His campaign slogan this time around is: “A reliable president to build a decent nation".
There is strong speculation that he may soften South Korea’s policy toward North Korea through engagement with Pyongyang and possibly delay the deployment of the US anti-missile defence system that has recently been put in place, much to the unhappiness of China.
Such an approach may clash with US interests in the region.
President Trump has pressed China to do more to rein in the North and warned that the US may have to deal with the communist state on its own, if necessary.
Domestically, Moon has vowed to get tough on corporate criminals and break up cosy ties between big businesses and the government.
Moon's key supporters are the liberal-minded, as well as relatively younger voters aged under 50. He is also the favourite of white-collar voters.
As the electorate is clearly leaning to the left this time around following the stunning fall from grace of Park and her conservative administration, Moon is widely tipped to be the next president.
Yet, political watchers point out that his affiliation with the late president Roh, a highly divisive figure who committed suicide amid a corruption probe, could hinder his rise. Some also argue that he is too idealistic on security perspectives and North Korea.
AHN CHEOL-SOO, 55, PEOPLE’S PARTY
Until he announced his bid for presidency, 55-year-old Ahn Cheol-soo was better known as a medical doctor-turned software mogul and celebrity mentor for the youth.
He only formed the People’s Party in February, after breaking off from the main opposition Democratic Party of Korea, to offer a more centrist alternative.
In 2012, he almost ran against Park in the presidential race, but dropped out to back his current opponent Moon who was ultimately unsuccessful in his bid. This year, he promised voters to create a nation where, as his slogan says, "the people always win".
Ahn has backed the US-led anti-missile system and approved of international sanctions on North Korea. However, he does share some similar views to Moon in that he supports dialogue with Pyongyang.
His main supporters are those in their 50s and over, the self-employed, as well as stay-at home voters with a conservative inclination.
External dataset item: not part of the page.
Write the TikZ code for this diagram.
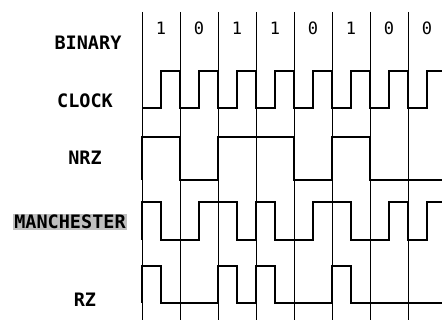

Among Ahn's strengths is his unique centrist position, which can appeal to swing voters who do not want to support the conservative camp, nor Moon of the main liberal party. However, his "centrist" stance has also worked against him in a time when the nation is more polarized than ever.
Another weakness of Ahn’s is that he has no actual experience in state governance, although he has frequently highlighted his entrepreneurial leadership as the founder of the country's first computer anti-virus program provider.
HONG JOON-PYO, 62, LIBERTY PARTY OF KOREA
Hong Joon-pyo, the flag-bearer for South Korea’s embattled ruling party, billed himself as the true representative of conservatives, after the impeachment of former President Park.
The former governor and star-prosecutor has earned a nickname “Hong-Trump” for his aggressive and controversial comments, including his sexist and homophobic remarks and alleged complicity in a sexual assault attempt.
Hong was seen as the most unexpected player in this year’s presidential election, suddenly emerging as the only likely candidate for the conservative party which has struggled as a result of Park’s ignominious fall.
Yet, his ultra-conservative vision and unrefined rhetoric is appealing to right-leaning voters, especially those residing in the Daegu-North Gyeongsang Province area, the political home turf of Park and her party.
Experts say Hong’s seemingly enigmatic rise is due to the consolidation of conservative voters, who earlier in the race were largely divided over who to support.
Senior conservative voters in particular are actively supporting Hong, who resigned from his post as South Gyeongsang Province governor to embark on his presidential race.
Hong has pledged to push for a hardline stance on North Korea and other security issues, vowed to revive the death penalty in the country and crack down on unionists who he has accused of slowing the economy.